If you want your marketing campaigns to work, you’d better be ready to work.
Brainstorming, content creation, publishing and distribution all take forethought and planning. Success requires resources, commitment and follow-through. That and measuring your campaign’s effectiveness.
Here’s how to define success, track your progress, and tweak tactics on the fly to ensure you hit business targets.
1. Set goals and timelines.
Before doing anything else, ask yourself: What are you trying to achieve, and when do you need to achieve it?
Establish firm objectives you’d like to hit on a monthly, quarterly or even yearly basis. Setting goals and timelines helps you track progress, ensures accountability and helps you prove results.
2. Establish a reporting foundation.
Establish benchmarks to determine:
- How you’re currently performing.
- How you’re performing compared with industry benchmarks.
First, set your own general benchmarks, then search for industry benchmarks to see how well you stack up. (For example, here’s a helpful snapshot for social media marketing.)
Try starting with a general KPI doc to update weekly or monthly. Remember: The more you report, the quicker you can identify problems and pivot accordingly.
3. Identify your KPIs (and stick to them).
Every marketing campaign should have a clear goal, along with specific, measurable KPIs to gauge progress.
For example, if your goal is to increase brand awareness through a digital marketing campaign, your success may be monitored through a KPI in the form of impressions, engagements or click-throughs.
If you’re not sure what to measure, here are some boilerplate metrics to consider for every stage of the buyer’s journey.
- Publication pickup
- Social media content metrics
- Organic traffic (SEO)
- Brand indexes/surveys
- Social media sentiment
- Time on site
- Lead generation rate
- Leads (not yet qualified)
- Qualified leads
- Marketing-qualified leads
- Sales-accepted leads
- Satisfaction and advocacy:
- Product use
- Customer review scores
- Product registrations
- Account renewals
- Product return rate
- Social media fans/follows
4. Set up your tools.
There are few things worse than losing a trove of valuable data because something wasn’t working correctly. Test all the tracking tools and software you’ll be using before launching your campaign. This might include setting up pixels for conversion tracking or creating UTM codes.
5. Take a test run.
Don’t blow your entire ad campaign in one shot. Start by spending slowly and A/B test a few of your campaign components. You can test designs, ad copy or even audience ad sets to gain a better understanding of what’s clicking.
Slower spending in the beginning will help you spend the bulk of your budget on top-performing assets.
6. Give people a second chance.
Don’t neglect retargeting, which enables you to serve ads to people who’ve already visited your website or a specific landing page.
Sometimes it takes more than one impression for someone to engage with your content, so keep visitors in a retargeting cycle to give them extra opportunities to click.
7. Consider the real ROI.
When measuring the success of a marketing campaign, remember the investment you made to get there. Behind all great campaigns are good teams—and precious resources.
Your marketing campaign might’ve garnered great results, but if it cost millions to produce, was it worth it?

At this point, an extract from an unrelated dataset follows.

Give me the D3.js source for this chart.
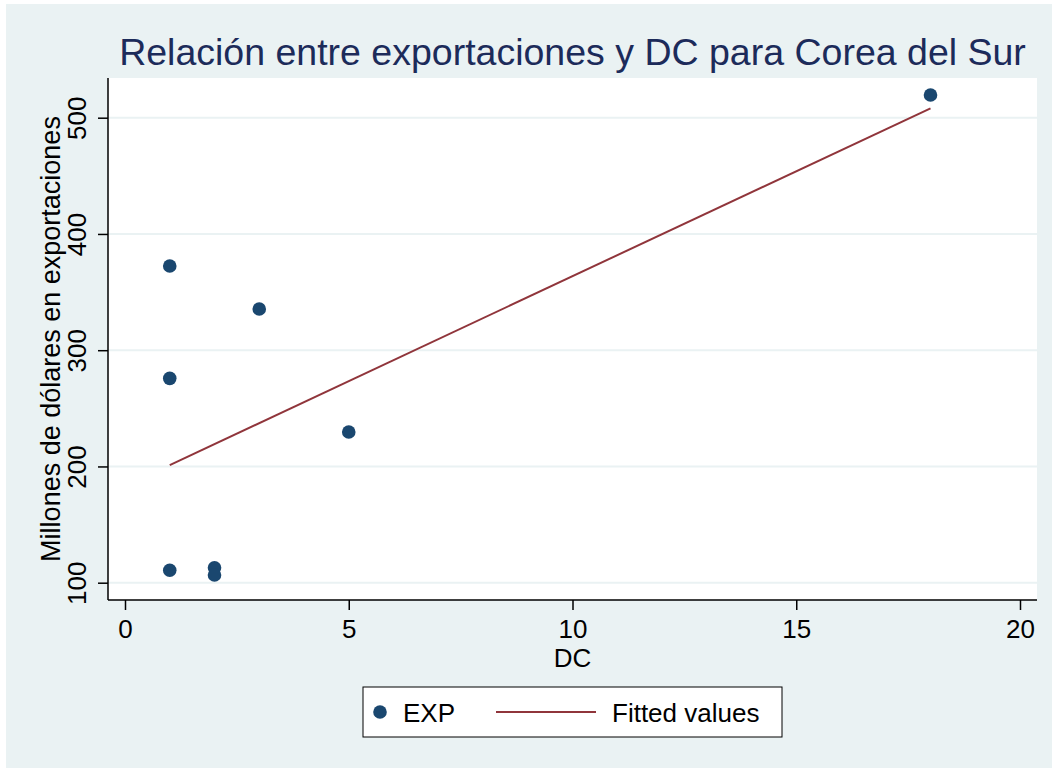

You’ve got to spend money to make money, but the numbers must make sense.
8. Turn your data into valuable insights.
Collecting data just to “submit a report” or tick a box is useless.
Savvy marketers—and those who are keen on earning a bigger budget slice—turn data into usable information. After extracting your data, look for patterns, trends and takeaways to uncover the story within.
Visualize your data to make it pop, and present the most compelling bits to your bosses.
Note: If you have no takeaways or lessons learned, that signals a problem. Either you weren’t measuring correctly, or you haven’t taken the time to thoroughly review the results.
9. Be aware of outside influences.
It’s crucial to account for any external factors or outliers that may skew your results. For example, your website may have experienced a bump in traffic during your campaign, but it might have coincided with a major product announcement.
Consistently check your referral links in Google Analytics, and talk to your product marketing or PR teams to glean more robust insights.
Whether you see a positive or negative trend, there is often more than one cause, so investigate all the moving pieces that influence your reporting. You don’t want to shift strategies based on a fluky traffic spike or tweak tactics because of an abnormal event that likely won’t happen again.
Hang in there
It’s discouraging to not see the results you want right away. However, knowing what doesn’t work is just as valuable as knowing what does. The good news is that you can always tweak and refine going forward, and that’s why measuring closely, consistently and accurately is crucial. Remember that the more you refine your reporting, the more effective you’ll become. So, stick with it.